Amacher and Matthew Barnwell of the Aiken Department of Public Safety inspected the alarms that were in Garvin’s President Drive home and installed four new ones in the bedrooms, hall, and den for free.
Seven teams of firefighters canvassed the Kennedy Colony neighborhood Saturday. Teams installed up to four smoke alarms in every home as part of the Right Alarm. Right Location. Right Action outreach program, which was made possible through a grant from the state fire marshal’s office.
“Aiken is one of five communities that we’re starting this project with,” state Fire Marshal Shane Ray said.
Ten people died in fires in Aiken County in 2013, more than any other county in the state, Ray said.
Last week, firefighters knocked on doors and left door hangers informing residents that they would be back to install the alarms. If a resident wasn’t home Saturday, they were left a door hanger inviting them to call public safety so someone could return to install the alarms.

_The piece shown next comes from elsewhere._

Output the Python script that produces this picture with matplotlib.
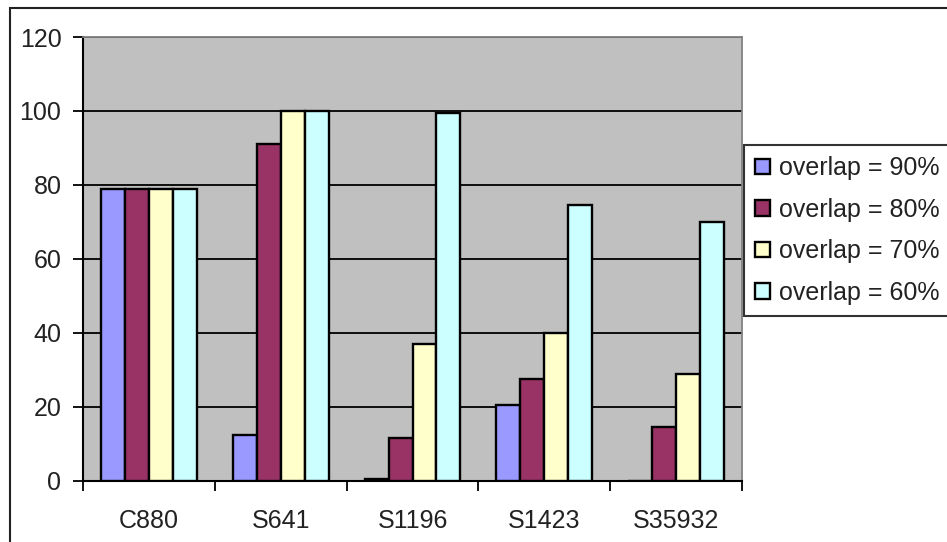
import numpy as np
import matplotlib.pyplot as plt
from matplotlib.patches import Rectangle

plt.rcParams['font.family'] = ['Liberation Sans', 'DejaVu Sans']

# data
categories = ['C880', 'S641', 'S1196', 'S1423', 'S35932']
series_names = ['overlap = 90%', 'overlap = 80%', 'overlap = 70%', 'overlap = 60%']
overlap_90 = [79, 12.5, 0.5, 20.5, 0]
overlap_80 = [79, 91, 11.5, 27.5, 14.5]
overlap_70 = [79, 100, 37, 40, 29]
overlap_60 = [79, 100, 99.5, 74.5, 70]
colors = ['#9999FF', '#993366', '#FFFFCC', '#CCFFFF']

W, H = 947, 542
fig = plt.figure(figsize=(W / 100, H / 100), dpi=100)
ax = fig.add_axes([83 / W, (H - 481) / H, (742 - 83) / W, (481 - 37) / H])
ax.set_facecolor('#C0C0C0')

x = np.arange(len(categories))
bw = 1 / 5.5
all_series = [overlap_90, overlap_80, overlap_70, overlap_60]
handles = []
for i, vals in enumerate(all_series):
    b = ax.bar(x + (i - 1.5) * bw, vals, width=bw, color=colors[i],
               edgecolor='black', linewidth=1.7, label=series_names[i], zorder=3)
    handles.append(b)

ax.set_xlim(-0.5, len(categories) - 0.5)
ax.set_ylim(0, 120)
ax.set_yticks(np.arange(0, 121, 20))
ax.yaxis.grid(True, color='black', linewidth=1.3, zorder=1)
ax.set_axisbelow(True)

ax.set_xticks(x)
ax.set_xticklabels(categories)
ax.set_xticks(np.arange(-0.5, len(categories)), minor=True)
ax.tick_params(axis='x', which='major', length=0, pad=20, labelsize=18, colors='#222222')
ax.tick_params(axis='x', which='minor', length=7, width=1.3, direction='out', color='black')
ax.tick_params(axis='y', length=7, width=1.3, direction='out', pad=8.5, labelsize=18,
               colors='#222222')
ax.tick_params(axis='y', color='black')

for side in ['top', 'right']:
    ax.spines[side].set_color('#808080')
    ax.spines[side].set_linewidth(1.3)
for side in ['left', 'bottom']:
    ax.spines[side].set_color('black')
    ax.spines[side].set_linewidth(1.5)

leg = fig.legend(handles=handles, loc='upper left',
                 bbox_to_anchor=(744 / W, 1 - 145 / H), bbox_transform=fig.transFigure,
                 fontsize=18, frameon=True, fancybox=False, edgecolor='black',
                 borderpad=0.45, borderaxespad=0, handlelength=0.6, handleheight=0.6,
                 handletextpad=0.35, labelspacing=0.7)
leg.get_frame().set_linewidth(1.5)
for t in leg.get_texts():
    t.set_color('#222222')

# outer chart border
fig.patches.append(Rectangle((10 / W, -0.1), 1.2, 1 - 8 / H + 0.1,
                             transform=fig.transFigure, fill=False,
                             edgecolor='#222222', linewidth=1.5))

fig.savefig('out.png', dpi=100)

“We toured the city with a group of state fire marshals and Shane Ray, and just kind of picked this neighborhood as not necessarily a very old neighborhood, but one that’s at least 10 years old,” Aiken Public Safety Capt. Brian Brazier said.
Amacher gave Garvin fire prevention tips and, using a brochure he left with her, explained how to develop an escape plan for her home.
Brazier said it was unlikely there would be enough funding to install smoke detectors in every house in Aiken, but the department is working to raise awareness and asking that residents make sure their detectors are less than 10 years old and working properly.
“Early detection, early warning is what saves lives in a fire situation in a residence, so that’s our goal,” he said.